Peki şahıs ya da şirketler neden off-shore bankaları tercih eder?

1. Gizlilik: Öncelikle kıyı bankaları müşterilerinin bilgilerini paylaşmak zorunda değildir. Bu sebeple varlıklarını saklı tutmak isteyenler off-shore bankaları tercih edebilir.

2. Güvence: Stabil bir siyasi ve ekonomik konjektüre sahip olmayan ülkelerin vatandaşları ülkelerindeki banka varlıklarının dondurulması ya da varlıklarına el konması riskini bertaraf etmek için bu bankaları tercih edebilirler.

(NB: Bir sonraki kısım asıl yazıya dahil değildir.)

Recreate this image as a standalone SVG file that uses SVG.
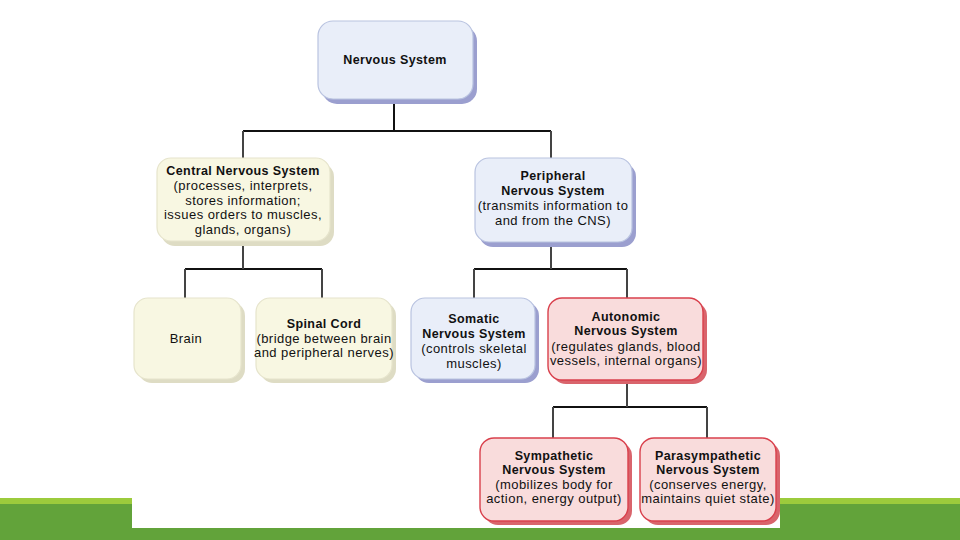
<svg xmlns="http://www.w3.org/2000/svg" width="960" height="540" viewBox="0 0 960 540">
<style>
text{font-family:"Liberation Sans",Arial,sans-serif;font-size:13px;letter-spacing:0.45px;fill:#111;text-anchor:middle}
.b{font-weight:bold;font-size:12.5px;letter-spacing:0.4px}
.blue .sh{fill:#9b9fcf}
.blue .bx{fill:#e9eef9;stroke:#b9c3e0;stroke-width:1.2}
.cream .sh{fill:#dedcc4}
.cream .bx{fill:#f8f7e2;stroke:#e6e4cc;stroke-width:1.2}
.red .sh{fill:#d9646c}
.red .bx{fill:#f9dcdc;stroke:#d9404c;stroke-width:1.4}
.ln{stroke:#111;stroke-width:2;fill:none}
.lv{stroke:#444;stroke-width:2;fill:none}
</style>
<rect width="960" height="540" fill="#fff"/>
<g id="bar">
<rect x="0" y="498" width="132" height="42" fill="#62a33a"/>
<rect x="0" y="498" width="132" height="6" fill="#9ccb3c"/>
<rect x="780" y="498" width="180" height="42" fill="#62a33a"/>
<rect x="780" y="498" width="180" height="6" fill="#9ccb3c"/>
<rect x="0" y="528" width="960" height="12" fill="#62a33a"/>
</g>
<g id="connectors">
<path class="ln" d="M394 100V131M243 131H551M185 269H322M474 269H627M553 407H707"/>
<path class="lv" d="M243 131V160M551 131V160M243 243V269M185 269V298M322 269V298M551 245V269M474 269V298M627 269V298M627 381V407M553 407V438M707 407V438"/>
</g>
<g id="nervous" class="blue">
<rect class="sh" x="322" y="26" width="155" height="78" rx="15"/>
<rect class="bx" x="318" y="21" width="155" height="78" rx="15"/>
<text class="b" x="395" y="64">Nervous System</text>
</g>
<g id="cns" class="cream">
<rect class="sh" x="161" y="163" width="173" height="83" rx="14"/>
<rect class="bx" x="157" y="158" width="173" height="83" rx="14"/>
<text class="b" x="243" y="175">Central Nervous System</text>
<text x="243" y="190">(processes, interprets,</text>
<text x="243" y="205">stores information;</text>
<text x="243" y="219">issues orders to muscles,</text>
<text x="243" y="234">glands, organs)</text>
</g>
<g id="pns" class="blue">
<rect class="sh" x="479" y="163" width="157" height="84" rx="14"/>
<rect class="bx" x="475" y="158" width="157" height="84" rx="14"/>
<text class="b" x="553" y="180">Peripheral</text>
<text class="b" x="553" y="195">Nervous System</text>
<text x="553" y="210">(transmits information to</text>
<text x="553" y="225">and from the CNS)</text>
</g>
<g id="brain" class="cream">
<rect class="sh" x="138" y="302" width="107" height="81" rx="14"/>
<rect class="bx" x="134" y="298" width="107" height="81" rx="14"/>
<text x="186" y="343">Brain</text>
</g>
<g id="spinal" class="cream">
<rect class="sh" x="260" y="302" width="136" height="81" rx="14"/>
<rect class="bx" x="256" y="298" width="136" height="81" rx="14"/>
<text class="b" x="324" y="328">Spinal Cord</text>
<text x="324" y="343">(bridge between brain</text>
<text x="324" y="357">and peripheral nerves)</text>
</g>
<g id="somatic" class="blue">
<rect class="sh" x="415" y="302" width="124" height="81" rx="14"/>
<rect class="bx" x="411" y="298" width="124" height="81" rx="14"/>
<text class="b" x="474" y="323">Somatic</text>
<text class="b" x="474" y="338">Nervous System</text>
<text x="474" y="353">(controls skeletal</text>
<text x="474" y="368">muscles)</text>
</g>
<g id="autonomic" class="red">
<rect class="sh" x="552" y="302" width="155" height="82" rx="14"/>
<rect class="bx" x="548" y="298" width="155" height="82" rx="14"/>
<text class="b" x="626" y="321">Autonomic</text>
<text class="b" x="626" y="335">Nervous System</text>
<text x="626" y="351">(regulates glands, blood</text>
<text x="626" y="365">vessels, internal organs)</text>
</g>
<g id="sympathetic" class="red">
<rect class="sh" x="484" y="442" width="148" height="83" rx="14"/>
<rect class="bx" x="480" y="438" width="148" height="83" rx="14"/>
<text class="b" x="554" y="460">Sympathetic</text>
<text class="b" x="554" y="474">Nervous System</text>
<text x="554" y="489">(mobilizes body for</text>
<text x="554" y="503">action, energy output)</text>
</g>
<g id="parasympathetic" class="red">
<rect class="sh" x="644" y="442" width="136" height="83" rx="14"/>
<rect class="bx" x="640" y="438" width="136" height="83" rx="14"/>
<text class="b" x="708" y="460">Parasympathetic</text>
<text class="b" x="708" y="474">Nervous System</text>
<text x="708" y="489">(conserves energy,</text>
<text x="708" y="503">maintains quiet state)</text>
</g>
</svg>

3. Vergi kolaylığı: Örneğin; Ülkemizde şirketler için uygulanan kurumlar vergisi oranı yüzde 20'dir. Bir şirket, organizasyonunu off-shore finans merkezinde kurduğunda karının yüzde 20'sini devlete vergi olarak ödemek yerine yeniden işine yatırabilir.

4. Faiz ve kredi avantajı: Ayrıca bu bankalar bazı dönemlerde standart bankalara göre daha yüksek mevduat faizi ya da daha düşük kredi oranları sunabilirler.

K. NEDİR? VERGİ CENNETLERİ

Off-shore (kıyı) bankaları genel olarak 'vergi cenneti' ülkelerde faaliyet gösteren ve mudilerinin (mevduat müşterilerinin) bankanın faaliyet gösterdiği bankalardan farklı bir ülkede ikamet ettiği finansal kuruluşlar olarak tanımlanır. Off-shore şirketlere sahip olmak kanunlara aykırı olmasa da özellikle siyasilerin bu açığı kullanarak vergi ödemekten kaçınmaları tüm dünyada tartışılan konuların başında geliyor. Vergi cennetleri olarak kabul edilen bu ülkelerdeki hesapların şeffaf olabilmesi yolunda adımlar atılması ve ülkelerin ortak hareket etmesi gerekiyor.